Quote every line below exactly and skip any picture.

▶ [SOURCE DATA]
-- start --
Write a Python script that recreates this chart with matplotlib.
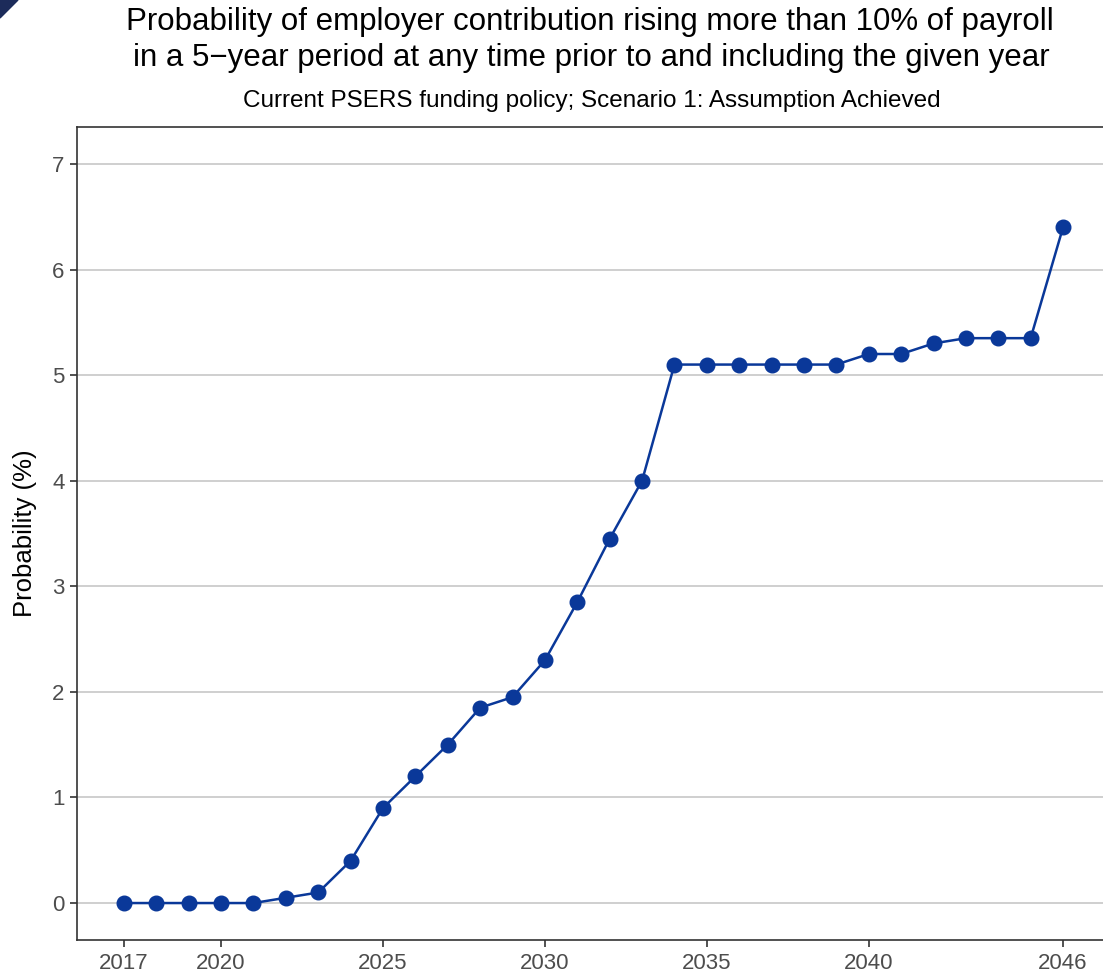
import matplotlib.pyplot as plt
from matplotlib.patches import Polygon

plt.rcParams['font.family'] = ['Liberation Sans', 'DejaVu Sans']

years = list(range(2017, 2047))
probability = [0, 0, 0, 0, 0, 0.05, 0.1, 0.4, 0.9, 1.2,
               1.5, 1.85, 1.95, 2.3, 2.85, 3.45, 4.0, 5.1, 5.1, 5.1,
               5.1, 5.1, 5.1, 5.2, 5.2, 5.3, 5.35, 5.35, 5.35, 6.4]
xticks = [2017, 2020, 2025, 2030, 2035, 2040, 2046]
yticks = [0, 1, 2, 3, 4, 5, 6, 7]

fig = plt.figure(figsize=(11.03, 9.72), dpi=100)
ax = fig.add_axes([77 / 1103, 32 / 972, 1033 / 1103, 813 / 972])

line_color = '#0a3899'
ax.plot(years, probability, color=line_color, lw=1.8,
        marker='o', markersize=10.5, markerfacecolor=line_color,
        markeredgecolor=line_color)

ax.set_xlim(2015.55, 2047.45)
ax.set_ylim(-0.35, 7.35)
ax.set_xticks(xticks)
ax.set_yticks(yticks)
ax.tick_params(labelsize=16, labelcolor='#4d4d4d', color='#333333',
               length=5, width=1.2, pad=4)
ax.yaxis.grid(True, color='#cccccc', lw=1.3)
ax.xaxis.grid(False)
ax.set_axisbelow(True)
for s in ax.spines.values():
    s.set_color('#333333')
    s.set_linewidth(1.2)

ax.set_ylabel('Probability (%)', fontsize=18.5, labelpad=11)

fig.text(0.535, 0.9774, 'Probability of employer contribution rising more than 10% of payroll',
         ha='center', va='center', fontsize=22.5)
fig.text(0.536, 0.9403, 'in a 5\u2212year period at any time prior to and including the given year',
         ha='center', va='center', fontsize=22.5)
fig.text(0.537, 0.8961, 'Current PSERS funding policy; Scenario 1: Assumption Achieved',
         ha='center', va='center', fontsize=17.5)

# small dark corner mark in the top-left
fig.patches.append(Polygon([(0, 1), (18 / 1103, 1), (0, 1 - 18 / 972)],
                           closed=True, transform=fig.transFigure,
                           color='#1c2b5a', figure=fig))

fig.savefig('out.png', dpi=100)
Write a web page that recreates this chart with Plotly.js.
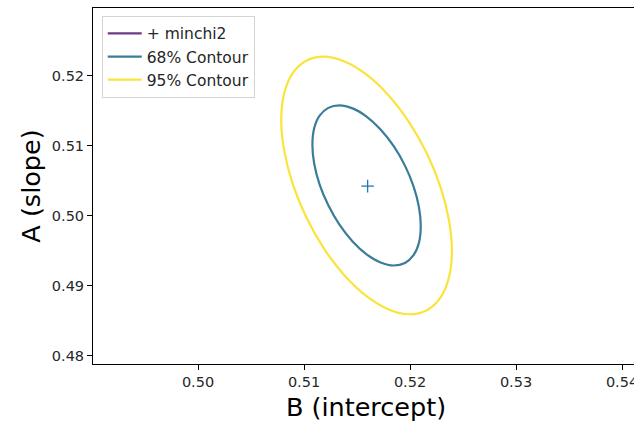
<!DOCTYPE html>
<html>
<head>
<meta charset="utf-8">
<script src="https://cdn.plot.ly/plotly-3.0.1.min.js"></script>
<style>
html, body { margin: 0; padding: 0; overflow: hidden; background: #fff; }
#chart { width: 640px; height: 425px; }
</style>
</head>
<body>
<div id="chart"></div>
<script>
// Best-fit point (minimum chi2)
const bestB = [0.5160];
const bestA = [0.5042];

// 68% contour (points traced around the ellipse)
const c68B = [0.52101, 0.52084, 0.52033, 0.51952, 0.51846, 0.51722, 0.51590, 0.51458, 0.51334, 0.51229, 0.51147, 0.51096,
              0.51079, 0.51096, 0.51147, 0.51229, 0.51334, 0.51458, 0.51590, 0.51722, 0.51846, 0.51952, 0.52033, 0.52084, 0.52101];
const c68A = [0.49847, 0.50121, 0.50417, 0.50713, 0.50990, 0.51229, 0.51413, 0.51530, 0.51573, 0.51537, 0.51426, 0.51248,
              0.51013, 0.50739, 0.50443, 0.50147, 0.49870, 0.49631, 0.49447, 0.49330, 0.49287, 0.49323, 0.49434, 0.49612, 0.49847];

// 95% contour
const c95B = [0.52395, 0.52367, 0.52287, 0.52159, 0.51992, 0.51798, 0.51590, 0.51382, 0.51188, 0.51021, 0.50893, 0.50813,
              0.50785, 0.50813, 0.50893, 0.51021, 0.51188, 0.51382, 0.51590, 0.51798, 0.51992, 0.52159, 0.52287, 0.52367, 0.52395];
const c95A = [0.49492, 0.49934, 0.50409, 0.50885, 0.51331, 0.51715, 0.52012, 0.52200, 0.52269, 0.52211, 0.52033, 0.51745,
              0.51368, 0.50927, 0.50452, 0.49975, 0.49529, 0.49145, 0.48849, 0.48660, 0.48591, 0.48649, 0.48827, 0.49115, 0.49492];

const xTicks = [0.50, 0.51, 0.52, 0.53, 0.54];
const xTickText = ['0.50', '0.51', '0.52', '0.53', '0.54'];
const yTicks = [0.48, 0.49, 0.50, 0.51, 0.52];
const yTickText = ['0.48', '0.49', '0.50', '0.51', '0.52'];

const seriesNames = ['+ minchi2', '68% Contour', '95% Contour'];
const seriesColors = ['#6b3b86', '#3b7d98', '#fbe43a'];

const font = 'DejaVu Sans, sans-serif';

const traces = [
  { x: bestB, y: bestA, mode: 'lines', name: seriesNames[0], legendgroup: 'g1',
    line: { color: seriesColors[0], width: 2.2 }, hoverinfo: 'skip' },
  { x: c68B, y: c68A, mode: 'lines', name: seriesNames[1], legendgroup: 'g2',
    line: { color: seriesColors[1], width: 2.2, shape: 'spline', smoothing: 1 } },
  { x: c95B, y: c95A, mode: 'lines', name: seriesNames[2], legendgroup: 'g3',
    line: { color: seriesColors[2], width: 2.2, shape: 'spline', smoothing: 1 } },
  { x: bestB, y: bestA, mode: 'markers', showlegend: false,
    marker: { symbol: 'cross-thin', size: 9, color: '#1f77b4', line: { color: '#1f77b4', width: 1.3 } } }
];

const layout = {
  width: 640, height: 425,
  margin: { l: 93, r: 1, t: 8, b: 61 },
  paper_bgcolor: '#ffffff', plot_bgcolor: '#ffffff',
  font: { family: font, size: 14, color: '#262626' },
  showlegend: true,
  legend: {
    x: 0.016, y: 0.978, xanchor: 'left', yanchor: 'top',
    bgcolor: '#ffffff', bordercolor: '#d4d4d4', borderwidth: 1,
    font: { family: font, size: 15.5, color: '#262626' },
    tracegroupgap: 0, itemwidth: 34
  },
  xaxis: {
    range: [0.49009, 0.54160],
    tickmode: 'array', tickvals: xTicks, ticktext: xTickText,
    ticks: 'outside', ticklen: 5, tickwidth: 1, tickcolor: '#000',
    showline: true, linecolor: '#000', linewidth: 1, mirror: true,
    showgrid: false, zeroline: false,
    tickfont: { family: font, size: 14.5, color: '#262626' },
    title: { text: 'B (intercept)', font: { family: font, size: 25.5, color: '#000' }, standoff: 8 }
  },
  yaxis: {
    range: [0.47881, 0.52963],
    tickmode: 'array', tickvals: yTicks, ticktext: yTickText,
    ticks: 'outside', ticklen: 5, tickwidth: 1, tickcolor: '#000',
    showline: true, linecolor: '#000', linewidth: 1, mirror: false,
    showgrid: false, zeroline: false,
    tickfont: { family: font, size: 14.5, color: '#262626' },
    title: { text: 'A (slope)', font: { family: font, size: 25.5, color: '#000' }, standoff: 3 }
  }
};

Plotly.newPlot('chart', traces, layout, { displayModeBar: false, staticPlot: true });
</script>
</body>
</html>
-- end --
▶ [REPLY]
Write a Python script that recreates this chart with matplotlib.
import matplotlib.pyplot as plt
from matplotlib.patches import Polygon

plt.rcParams['font.family'] = ['Liberation Sans', 'DejaVu Sans']

years = list(range(2017, 2047))
probability = [0, 0, 0, 0, 0, 0.05, 0.1, 0.4, 0.9, 1.2,
               1.5, 1.85, 1.95, 2.3, 2.85, 3.45, 4.0, 5.1, 5.1, 5.1,
               5.1, 5.1, 5.1, 5.2, 5.2, 5.3, 5.35, 5.35, 5.35, 6.4]
xticks = [2017, 2020, 2025, 2030, 2035, 2040, 2046]
yticks = [0, 1, 2, 3, 4, 5, 6, 7]

fig = plt.figure(figsize=(11.03, 9.72), dpi=100)
ax = fig.add_axes([77 / 1103, 32 / 972, 1033 / 1103, 813 / 972])

line_color = '#0a3899'
ax.plot(years, probability, color=line_color, lw=1.8,
        marker='o', markersize=10.5, markerfacecolor=line_color,
        markeredgecolor=line_color)

ax.set_xlim(2015.55, 2047.45)
ax.set_ylim(-0.35, 7.35)
ax.set_xticks(xticks)
ax.set_yticks(yticks)
ax.tick_params(labelsize=16, labelcolor='#4d4d4d', color='#333333',
               length=5, width=1.2, pad=4)
ax.yaxis.grid(True, color='#cccccc', lw=1.3)
ax.xaxis.grid(False)
ax.set_axisbelow(True)
for s in ax.spines.values():
    s.set_color('#333333')
    s.set_linewidth(1.2)

ax.set_ylabel('Probability (%)', fontsize=18.5, labelpad=11)

fig.text(0.535, 0.9774, 'Probability of employer contribution rising more than 10% of payroll',
         ha='center', va='center', fontsize=22.5)
fig.text(0.536, 0.9403, 'in a 5\u2212year period at any time prior to and including the given year',
         ha='center', va='center', fontsize=22.5)
fig.text(0.537, 0.8961, 'Current PSERS funding policy; Scenario 1: Assumption Achieved',
         ha='center', va='center', fontsize=17.5)

# small dark corner mark in the top-left
fig.patches.append(Polygon([(0, 1), (18 / 1103, 1), (0, 1 - 18 / 972)],
                           closed=True, transform=fig.transFigure,
                           color='#1c2b5a', figure=fig))

fig.savefig('out.png', dpi=100)
Write a web page that recreates this chart with Plotly.js.
<!DOCTYPE html>
<html>
<head>
<meta charset="utf-8">
<script src="https://cdn.plot.ly/plotly-3.0.1.min.js"></script>
<style>
html, body { margin: 0; padding: 0; overflow: hidden; background: #fff; }
#chart { width: 640px; height: 425px; }
</style>
</head>
<body>
<div id="chart"></div>
<script>
// Best-fit point (minimum chi2)
const bestB = [0.5160];
const bestA = [0.5042];

// 68% contour (points traced around the ellipse)
const c68B = [0.52101, 0.52084, 0.52033, 0.51952, 0.51846, 0.51722, 0.51590, 0.51458, 0.51334, 0.51229, 0.51147, 0.51096,
              0.51079, 0.51096, 0.51147, 0.51229, 0.51334, 0.51458, 0.51590, 0.51722, 0.51846, 0.51952, 0.52033, 0.52084, 0.52101];
const c68A = [0.49847, 0.50121, 0.50417, 0.50713, 0.50990, 0.51229, 0.51413, 0.51530, 0.51573, 0.51537, 0.51426, 0.51248,
              0.51013, 0.50739, 0.50443, 0.50147, 0.49870, 0.49631, 0.49447, 0.49330, 0.49287, 0.49323, 0.49434, 0.49612, 0.49847];

// 95% contour
const c95B = [0.52395, 0.52367, 0.52287, 0.52159, 0.51992, 0.51798, 0.51590, 0.51382, 0.51188, 0.51021, 0.50893, 0.50813,
              0.50785, 0.50813, 0.50893, 0.51021, 0.51188, 0.51382, 0.51590, 0.51798, 0.51992, 0.52159, 0.52287, 0.52367, 0.52395];
const c95A = [0.49492, 0.49934, 0.50409, 0.50885, 0.51331, 0.51715, 0.52012, 0.52200, 0.52269, 0.52211, 0.52033, 0.51745,
              0.51368, 0.50927, 0.50452, 0.49975, 0.49529, 0.49145, 0.48849, 0.48660, 0.48591, 0.48649, 0.48827, 0.49115, 0.49492];

const xTicks = [0.50, 0.51, 0.52, 0.53, 0.54];
const xTickText = ['0.50', '0.51', '0.52', '0.53', '0.54'];
const yTicks = [0.48, 0.49, 0.50, 0.51, 0.52];
const yTickText = ['0.48', '0.49', '0.50', '0.51', '0.52'];

const seriesNames = ['+ minchi2', '68% Contour', '95% Contour'];
const seriesColors = ['#6b3b86', '#3b7d98', '#fbe43a'];

const font = 'DejaVu Sans, sans-serif';

const traces = [
  { x: bestB, y: bestA, mode: 'lines', name: seriesNames[0], legendgroup: 'g1',
    line: { color: seriesColors[0], width: 2.2 }, hoverinfo: 'skip' },
  { x: c68B, y: c68A, mode: 'lines', name: seriesNames[1], legendgroup: 'g2',
    line: { color: seriesColors[1], width: 2.2, shape: 'spline', smoothing: 1 } },
  { x: c95B, y: c95A, mode: 'lines', name: seriesNames[2], legendgroup: 'g3',
    line: { color: seriesColors[2], width: 2.2, shape: 'spline', smoothing: 1 } },
  { x: bestB, y: bestA, mode: 'markers', showlegend: false,
    marker: { symbol: 'cross-thin', size: 9, color: '#1f77b4', line: { color: '#1f77b4', width: 1.3 } } }
];

const layout = {
  width: 640, height: 425,
  margin: { l: 93, r: 1, t: 8, b: 61 },
  paper_bgcolor: '#ffffff', plot_bgcolor: '#ffffff',
  font: { family: font, size: 14, color: '#262626' },
  showlegend: true,
  legend: {
    x: 0.016, y: 0.978, xanchor: 'left', yanchor: 'top',
    bgcolor: '#ffffff', bordercolor: '#d4d4d4', borderwidth: 1,
    font: { family: font, size: 15.5, color: '#262626' },
    tracegroupgap: 0, itemwidth: 34
  },
  xaxis: {
    range: [0.49009, 0.54160],
    tickmode: 'array', tickvals: xTicks, ticktext: xTickText,
    ticks: 'outside', ticklen: 5, tickwidth: 1, tickcolor: '#000',
    showline: true, linecolor: '#000', linewidth: 1, mirror: true,
    showgrid: false, zeroline: false,
    tickfont: { family: font, size: 14.5, color: '#262626' },
    title: { text: 'B (intercept)', font: { family: font, size: 25.5, color: '#000' }, standoff: 8 }
  },
  yaxis: {
    range: [0.47881, 0.52963],
    tickmode: 'array', tickvals: yTicks, ticktext: yTickText,
    ticks: 'outside', ticklen: 5, tickwidth: 1, tickcolor: '#000',
    showline: true, linecolor: '#000', linewidth: 1, mirror: false,
    showgrid: false, zeroline: false,
    tickfont: { family: font, size: 14.5, color: '#262626' },
    title: { text: 'A (slope)', font: { family: font, size: 25.5, color: '#000' }, standoff: 3 }
  }
};

Plotly.newPlot('chart', traces, layout, { displayModeBar: false, staticPlot: true });
</script>
</body>
</html>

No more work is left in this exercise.